The small Norwegian oil company DNO did not estimate the size of the far north find.
“It’s a little too early to say,” DNO managing director Helge Eide told the Associated Press. “But it is positive.”
The state radio network NRK said there is enough oil to make development possible, which it said could make the field, called Goliat, the first oil field developed in the Norwegian sector of the Barents Sea.
NRK reported preliminary estimates of 100 million barrels of oil, which it said was not a huge find but was enough to be commercially exploited.
Goliat is about 85 kilometers (50 miles) northwest of Norway’s northernmost town, Hammerfest, and is in an area environmentalists say is too ecologically sensitive to withstand oil production.
“The Goliat field is in one of the Barents Sea’s most vulnerable and valuable nature areas,” said the conservation group WWF in a statement. “WWF demands that the government reject any application to develop the field.”
Norway has been encouraging exploration Norway has been encouraging oil companies to look for oil and natural gas in the Barents Sea, hoping for new supplies to maintain flow levels that make the Nordic nation the world’s third largest oil exporter after Saudi Arabia and Russia.
DNO broke Norwegian tradition by announcing the find before the Norwegian Petroleum Directorate was informed and make the news public.

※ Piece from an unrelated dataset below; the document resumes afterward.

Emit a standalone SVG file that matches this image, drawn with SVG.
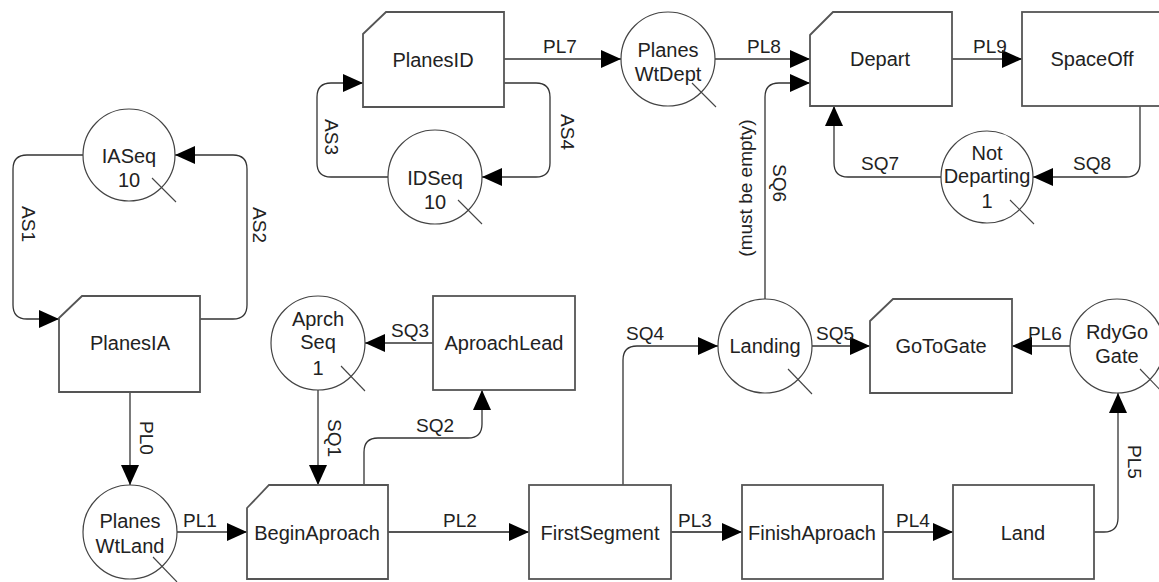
<svg xmlns="http://www.w3.org/2000/svg" width="1159" height="582" viewBox="0 0 1159 582">
  <defs>
    <style>
      .box { fill: #ffffff; stroke: #555555; stroke-width: 1.8; }
      .place { fill: #ffffff; stroke: #444444; stroke-width: 1.2; }
      .tick { stroke: #444444; stroke-width: 1.1; fill: none; }
      .name { font-family: "Liberation Sans", Arial, sans-serif; font-size: 20px; fill: #222222; text-anchor: middle; }
      .lbl { font-family: "Liberation Sans", Arial, sans-serif; font-size: 19px; fill: #222222; text-anchor: middle; }
      .arc { fill: none; stroke: #333333; stroke-width: 1.3; marker-end: url(#head); }
      .arc.heavy { stroke: #555555; stroke-width: 2; }
    </style>
    <marker id="head" viewBox="0 0 20 20" refX="20" refY="10" markerWidth="20" markerHeight="20" markerUnits="userSpaceOnUse" orient="auto">
      <path d="M0,1 L20,10 L0,19 z" fill="#000000"/>
    </marker>
  </defs>

  <rect width="1159" height="582" fill="#ffffff"/>

  <!-- connectors -->
  <g id="connectors">
    <path id="AS1" class="arc" d="M83,155 H27 Q13,155 13,169 V305 Q13,319 27,319 H59"/>
    <path id="AS2" class="arc" d="M200,319 H233 Q247,319 247,305 V169 Q247,155 233,155 H175"/>
    <path id="AS3" class="arc" d="M388,177 H331 Q317,177 317,163 V97 Q317,83 331,83 H363"/>
    <path id="AS4" class="arc" d="M504,83 H536 Q550,83 550,97 V163 Q550,177 536,177 H482"/>
    <path id="PL7" class="arc" d="M504,59 H621"/>
    <path id="PL8" class="arc" d="M715,59 H810"/>
    <path id="SQ6" class="arc" d="M765,299 V97 Q765,83 779,83 H810"/>
    <path id="PL9" class="arc" d="M952,59 H1022"/>
    <path id="SQ8" class="arc" d="M1140,106 V163 Q1140,177 1126,177 H1033"/>
    <path id="SQ7" class="arc" d="M941,177 H848 Q834,177 834,163 V106"/>
    <path id="PL0" class="arc" d="M130,392 V485"/>
    <path id="PL1" class="arc" d="M177,532 H247"/>
    <path id="SQ1" class="arc" d="M318,390 V485"/>
    <path id="SQ2" class="arc" d="M364,485 V452 Q364,438 378,438 H468 Q482,438 482,424 V390"/>
    <path id="SQ3" class="arc" d="M433,343 H365"/>
    <path id="PL2" class="arc heavy" d="M388,532 H529"/>
    <path id="SQ4" class="arc" d="M623,485 V360 Q623,346 637,346 H718"/>
    <path id="PL3" class="arc heavy" d="M671,532 H742"/>
    <path id="PL4" class="arc heavy" d="M883,532 H953"/>
    <path id="PL5" class="arc" d="M1094,532 H1104 Q1118,532 1118,518 V393"/>
    <path id="SQ5" class="arc" d="M812,346 H870"/>
    <path id="PL6" class="arc" d="M1070,346 H1012"/>

    <!-- connector labels -->
    <text class="lbl" transform="translate(29,224) rotate(90)" dy="0.35em">AS1</text>
    <text class="lbl" transform="translate(260,225) rotate(90)" dy="0.35em">AS2</text>
    <text class="lbl" transform="translate(332,137) rotate(90)" dy="0.35em">AS3</text>
    <text class="lbl" transform="translate(568,132) rotate(90)" dy="0.35em">AS4</text>
    <text class="lbl" transform="translate(147,438) rotate(90)" dy="0.35em">PL0</text>
    <text class="lbl" transform="translate(335,438) rotate(90)" dy="0.35em">SQ1</text>
    <text class="lbl" transform="translate(1135,462) rotate(90)" dy="0.35em">PL5</text>
    <text class="lbl" transform="translate(780,183) rotate(90)" dy="0.35em">SQ6</text>
    <text class="lbl" transform="translate(745,188) rotate(-90)" dy="0.35em">(must be empty)</text>
    <text class="lbl" x="560" y="53">PL7</text>
    <text class="lbl" x="764" y="53">PL8</text>
    <text class="lbl" x="990" y="53">PL9</text>
    <text class="lbl" x="880" y="170">SQ7</text>
    <text class="lbl" x="1092" y="170">SQ8</text>
    <text class="lbl" x="410" y="337">SQ3</text>
    <text class="lbl" x="435" y="432">SQ2</text>
    <text class="lbl" x="645" y="340">SQ4</text>
    <text class="lbl" x="835" y="340">SQ5</text>
    <text class="lbl" x="1045" y="340">PL6</text>
    <text class="lbl" x="200" y="527">PL1</text>
    <text class="lbl" x="460" y="527">PL2</text>
    <text class="lbl" x="695" y="527">PL3</text>
    <text class="lbl" x="913" y="527">PL4</text>
  </g>

  <!-- places (circles) -->
  <g id="IASeq">
    <circle class="place" cx="129" cy="155" r="46"/>
    <line class="tick" x1="152" y1="178" x2="176" y2="202"/>
    <text class="name" x="129" y="163">IASeq</text>
    <text class="name" x="129" y="187">10</text>
  </g>
  <g id="IDSeq">
    <circle class="place" cx="435" cy="177" r="47"/>
    <line class="tick" x1="458" y1="200" x2="482" y2="224"/>
    <text class="name" x="435" y="185">IDSeq</text>
    <text class="name" x="435" y="209">10</text>
  </g>
  <g id="PlanesWtDept">
    <circle class="place" cx="668" cy="59" r="47"/>
    <line class="tick" x1="692" y1="83" x2="716" y2="107"/>
    <text class="name" x="668" y="57">Planes</text>
    <text class="name" x="668" y="81">WtDept</text>
  </g>
  <g id="NotDeparting">
    <circle class="place" cx="987" cy="177" r="46"/>
    <line class="tick" x1="1010" y1="200" x2="1034" y2="224"/>
    <text class="name" x="987" y="160">Not</text>
    <text class="name" x="987" y="183">Departing</text>
    <text class="name" x="987" y="208">1</text>
  </g>
  <g id="AprchSeq">
    <circle class="place" cx="318" cy="343" r="47"/>
    <line class="tick" x1="341" y1="366" x2="365" y2="391"/>
    <text class="name" x="318" y="326">Aprch</text>
    <text class="name" x="318" y="349">Seq</text>
    <text class="name" x="318" y="375">1</text>
  </g>
  <g id="Landing">
    <circle class="place" cx="765" cy="346" r="47"/>
    <line class="tick" x1="788" y1="369" x2="812" y2="394"/>
    <text class="name" x="765" y="353">Landing</text>
  </g>
  <g id="RdyGoGate">
    <circle class="place" cx="1117" cy="346" r="47"/>
    <line class="tick" x1="1140" y1="369" x2="1164" y2="394"/>
    <text class="name" x="1117" y="339">RdyGo</text>
    <text class="name" x="1117" y="363">Gate</text>
  </g>
  <g id="PlanesWtLand">
    <circle class="place" cx="130" cy="532" r="47"/>
    <line class="tick" x1="153" y1="557" x2="177" y2="582"/>
    <text class="name" x="130" y="528">Planes</text>
    <text class="name" x="130" y="553">WtLand</text>
  </g>

  <!-- transitions (boxes); chamfered corner marks an entry transition -->
  <g id="PlanesIA">
    <path class="box" d="M59,318 L82,296 H200 V392 H59 Z"/>
    <text class="name" x="130" y="350">PlanesIA</text>
  </g>
  <g id="PlanesID">
    <path class="box" d="M363,34 L386,12 H504 V107 H363 Z"/>
    <text class="name" x="433" y="67">PlanesID</text>
  </g>
  <g id="Depart">
    <path class="box" d="M810,35 L833,12 H952 V106 H810 Z"/>
    <text class="name" x="880" y="66">Depart</text>
  </g>
  <g id="SpaceOff">
    <rect class="box" x="1022" y="12" width="141" height="94"/>
    <text class="name" x="1092" y="66">SpaceOff</text>
  </g>
  <g id="AproachLead">
    <rect class="box" x="433" y="296" width="142" height="94"/>
    <text class="name" x="504" y="350">AproachLead</text>
  </g>
  <g id="GoToGate">
    <path class="box" d="M870,321 L893,299 H1012 V393 H870 Z"/>
    <text class="name" x="941" y="353">GoToGate</text>
  </g>
  <g id="BeginAproach">
    <path class="box" d="M247,508 L269,485 H388 V579 H247 Z"/>
    <text class="name" x="317" y="540">BeginAproach</text>
  </g>
  <g id="FirstSegment">
    <rect class="box" x="529" y="485" width="142" height="94"/>
    <text class="name" x="600" y="540">FirstSegment</text>
  </g>
  <g id="FinishAproach">
    <rect class="box" x="742" y="485" width="141" height="94"/>
    <text class="name" x="812" y="540">FinishAproach</text>
  </g>
  <g id="Land">
    <rect class="box" x="953" y="485" width="141" height="94"/>
    <text class="name" x="1023" y="540">Land</text>
  </g>
</svg>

Project operator ENI Norge AS, the Norwegian subsidiary of Italian oil company Eni, declined comment until it had formally notified the government directorate.
Eide said DNO felt bound to release the information immediately under Norwegian stock market laws requiring full disclosure.
Eni, with a 65 percent stake, operates the field on behalf of its partners, state-controlled Norwegian oil company Statoil ASA, with 20 percent, and DNO, with 15 percent.